Don't be afraid to survive in an unconventional way. Travel as much as you can. Study acting. Actors will teach you about your own writing in ways you've never imagined, but in turn, it's essential to understand their process. Learn what it takes to stand in front of others and do a scene or improvisation, the way words that are not your own feel they tumble from your mouth. Learn to move. Harold Pinter and Shakespeare were actors. That should be reason enough to take a scene study class.
Rewriting is as important as the writing of the first draft. Rip apart and reevaluate. I wasn't pleased with Columbia's playwriting department for many reasons, but I did learn the valuable adage "kill your darlings" from Romulus Linney, who left in my second year. You know that line that you love to death because it's so clever - but it never quite works in the scene? Cut it.

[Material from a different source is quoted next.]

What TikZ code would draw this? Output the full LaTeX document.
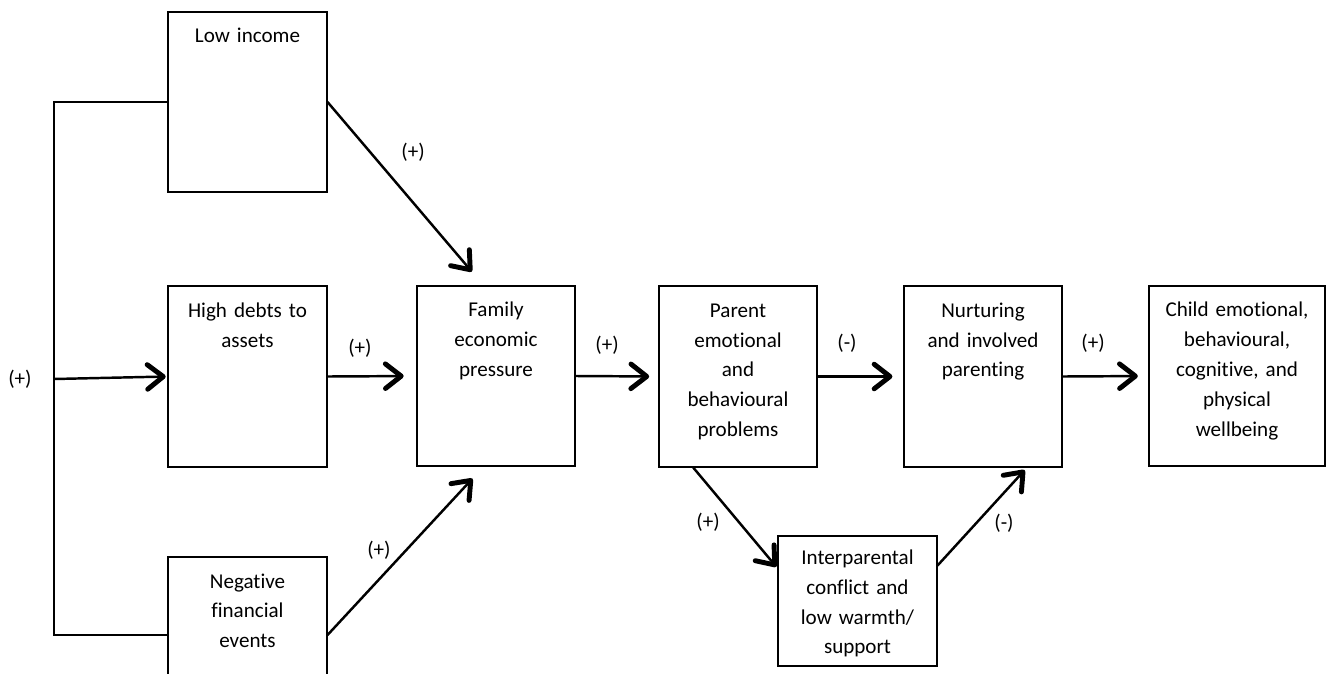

Q: info for reading, please:
A: The reading of Sleeping Rough will be on Monday, November 9th at 7p as part of MCC Theater's Playlabs series at Baruch College, 25th Street between Third and Lex.
Q: Any other plugs?
A: The Irish Rep's production of O'Neill's Emperor Jones - Ciarán O'Reilly bravely took on a very difficult, controversial play with a sterling cast. I'm very excited about the SITI Company's production of Antigone at Dance Theatre Workshop next week. I've not seen it yet, but I know Liz Duffy Adams Or, at Women's Project, directed by Wendy McClellan, will make me very happy. As well as the spring WP production of Sheila Callaghan's terrific Lascivious Something. Very curious see MCC Theater's import of Alexi Kaye Campbell's The Pride which goes into previews in late January. And the Druid's production of Enda Walsh's New Electric Ballroom which I did a reading of at the Irish Rep back in 2006. If you don't know Enda's writing you must; Disco Pigs at the Traverse in 1997 and the Irish Rep's Bedbound in 2003 were two of the best productions I've ever seen. His manipulation of language is violent, visceral and masterful. He reminds me to try harder.